■ Aim ■
Write out each line of the listing as it stands, without the images.

## Start Supplied material

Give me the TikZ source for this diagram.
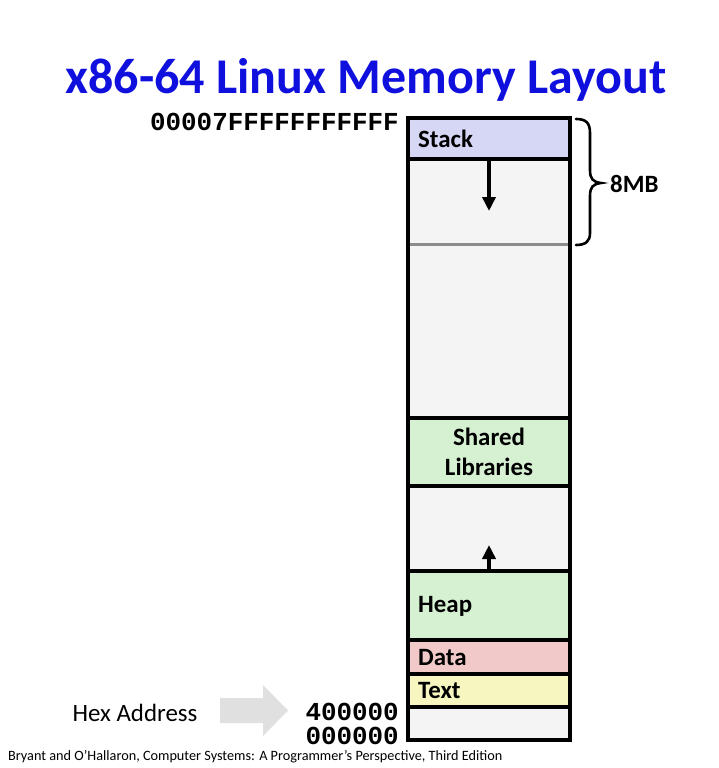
\documentclass[tikz,border=0pt]{standalone}
\usepackage{fontspec}
\setmainfont{Carlito}
\setmonofont{Liberation Mono}
\usetikzlibrary{arrows.meta}
\definecolor{titleblue}{RGB}{16,16,222}
\definecolor{stackc}{RGB}{214,214,245}
\definecolor{emptyc}{RGB}{244,244,244}
\definecolor{greenc}{RGB}{214,240,210}
\definecolor{datac}{RGB}{242,201,201}
\definecolor{textc}{RGB}{247,245,192}
\definecolor{hexarrow}{RGB}{224,224,224}
\tikzset{
  region/.style={draw=black, line width=3.2bp, minimum width=162bp, inner sep=0pt, outer sep=0pt},
  seglabel/.style={font=\fontsize{25}{28}\selectfont\bfseries, inner sep=0pt, anchor=west},
  addr/.style={font=\fontsize{26}{27}\selectfont\ttfamily\bfseries, inner sep=0pt, anchor=east, text height=16bp, text depth=1bp},
  growarrow/.style={line width=3.5bp, -{Triangle[length=14bp,width=13bp]}},
}
\begin{document}
\begin{tikzpicture}[x=1bp,y=-1bp]
\useasboundingbox (0,0) rectangle (719,768);
% title
\node[font=\fontsize{50.2}{54}\selectfont\bfseries, text=titleblue, inner sep=0pt] (title) at (366,80) {x86-64 Linux Memory Layout};
% memory column
\node[region, fill=emptyc, minimum height=259bp] (free1) at (489,288.5) {};
\node[region, fill=emptyc, minimum height=85bp] (free2) at (489,528.5) {};
\node[region, fill=emptyc, minimum height=33bp] (bottom) at (489,723.5) {};
\node[region, fill=stackc, minimum height=41bp] (stack) at (489,138.5) {};
\node[region, fill=greenc, minimum height=68bp] (shlib) at (489,452) {};
\node[region, fill=greenc, minimum height=69bp] (heap) at (489,605.5) {};
\node[region, fill=datac, minimum height=34bp] (data) at (489,657) {};
\node[region, fill=textc, minimum height=33bp] (text) at (489,690.5) {};
% gray 8MB limit line
\coordinate (limL) at (409.6,244);
\coordinate (limR) at (568.4,244);
\draw[line width=3bp, draw=black!45] (limL) -- (limR);
% labels
\node[seglabel] (lstack) at (418,139) {Stack};
\node[seglabel, anchor=center, align=center, font=\fontsize{25}{29.5}\selectfont\bfseries] (lshlib) at (489,452) {Shared\\Libraries};
\node[seglabel] (lheap) at (418,606) {Heap};
\node[seglabel] (ldata) at (418,658) {Data};
\node[seglabel] (ltext) at (418,691) {Text};
% growth arrows
\coordinate (stackend) at (489,211);
\draw[growarrow] (stack.south) -- (stackend);
\coordinate (heapend) at (489,545);
\draw[growarrow] (heap.north) -- (heapend);
% brace
\draw[line width=2.6bp, line cap=round] (576,119) .. controls (586,119) and (590,123) .. (590,133) -- (590,170) .. controls (590,179) and (593,182) .. (601,183) .. controls (593,184) and (590,187) .. (590,196) -- (590,233) .. controls (590,241) and (586,245) .. (576,245);
\node[seglabel] (mb) at (610,184) {8MB};
% addresses
\node[addr] (atop) at (399,123) {00007FFFFFFFFFFF};
\node[addr] (a400) at (399,713) {400000};
\node[addr] (a000) at (399,737) {000000};
% hex address
\node[font=\fontsize{25}{28}\selectfont, inner sep=0pt] (hexlabel) at (135,713) {Hex Address};
\fill[hexarrow] (220,698) -- (263,698) -- (263,685) -- (288,710.5) -- (263,736) -- (263,723) -- (220,723) -- cycle;
% footer
\node[font=\fontsize{14.3}{16}\selectfont, inner sep=0pt, anchor=west] (footer) at (8,757) {Bryant and O’Hallaron, Computer Systems: A Programmer’s Perspective, Third Edition};
\end{tikzpicture}
\end{document}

## End Supplied material

■ Answer for the task ■
Give me the TikZ source for this diagram.
\documentclass[tikz,border=0pt]{standalone}
\usepackage{fontspec}
\setmainfont{Carlito}
\setmonofont{Liberation Mono}
\usetikzlibrary{arrows.meta}
\definecolor{titleblue}{RGB}{16,16,222}
\definecolor{stackc}{RGB}{214,214,245}
\definecolor{emptyc}{RGB}{244,244,244}
\definecolor{greenc}{RGB}{214,240,210}
\definecolor{datac}{RGB}{242,201,201}
\definecolor{textc}{RGB}{247,245,192}
\definecolor{hexarrow}{RGB}{224,224,224}
\tikzset{
  region/.style={draw=black, line width=3.2bp, minimum width=162bp, inner sep=0pt, outer sep=0pt},
  seglabel/.style={font=\fontsize{25}{28}\selectfont\bfseries, inner sep=0pt, anchor=west},
  addr/.style={font=\fontsize{26}{27}\selectfont\ttfamily\bfseries, inner sep=0pt, anchor=east, text height=16bp, text depth=1bp},
  growarrow/.style={line width=3.5bp, -{Triangle[length=14bp,width=13bp]}},
}
\begin{document}
\begin{tikzpicture}[x=1bp,y=-1bp]
\useasboundingbox (0,0) rectangle (719,768);
% title
\node[font=\fontsize{50.2}{54}\selectfont\bfseries, text=titleblue, inner sep=0pt] (title) at (366,80) {x86-64 Linux Memory Layout};
% memory column
\node[region, fill=emptyc, minimum height=259bp] (free1) at (489,288.5) {};
\node[region, fill=emptyc, minimum height=85bp] (free2) at (489,528.5) {};
\node[region, fill=emptyc, minimum height=33bp] (bottom) at (489,723.5) {};
\node[region, fill=stackc, minimum height=41bp] (stack) at (489,138.5) {};
\node[region, fill=greenc, minimum height=68bp] (shlib) at (489,452) {};
\node[region, fill=greenc, minimum height=69bp] (heap) at (489,605.5) {};
\node[region, fill=datac, minimum height=34bp] (data) at (489,657) {};
\node[region, fill=textc, minimum height=33bp] (text) at (489,690.5) {};
% gray 8MB limit line
\coordinate (limL) at (409.6,244);
\coordinate (limR) at (568.4,244);
\draw[line width=3bp, draw=black!45] (limL) -- (limR);
% labels
\node[seglabel] (lstack) at (418,139) {Stack};
\node[seglabel, anchor=center, align=center, font=\fontsize{25}{29.5}\selectfont\bfseries] (lshlib) at (489,452) {Shared\\Libraries};
\node[seglabel] (lheap) at (418,606) {Heap};
\node[seglabel] (ldata) at (418,658) {Data};
\node[seglabel] (ltext) at (418,691) {Text};
% growth arrows
\coordinate (stackend) at (489,211);
\draw[growarrow] (stack.south) -- (stackend);
\coordinate (heapend) at (489,545);
\draw[growarrow] (heap.north) -- (heapend);
% brace
\draw[line width=2.6bp, line cap=round] (576,119) .. controls (586,119) and (590,123) .. (590,133) -- (590,170) .. controls (590,179) and (593,182) .. (601,183) .. controls (593,184) and (590,187) .. (590,196) -- (590,233) .. controls (590,241) and (586,245) .. (576,245);
\node[seglabel] (mb) at (610,184) {8MB};
% addresses
\node[addr] (atop) at (399,123) {00007FFFFFFFFFFF};
\node[addr] (a400) at (399,713) {400000};
\node[addr] (a000) at (399,737) {000000};
% hex address
\node[font=\fontsize{25}{28}\selectfont, inner sep=0pt] (hexlabel) at (135,713) {Hex Address};
\fill[hexarrow] (220,698) -- (263,698) -- (263,685) -- (288,710.5) -- (263,736) -- (263,723) -- (220,723) -- cycle;
% footer
\node[font=\fontsize{14.3}{16}\selectfont, inner sep=0pt, anchor=west] (footer) at (8,757) {Bryant and O’Hallaron, Computer Systems: A Programmer’s Perspective, Third Edition};
\end{tikzpicture}
\end{document}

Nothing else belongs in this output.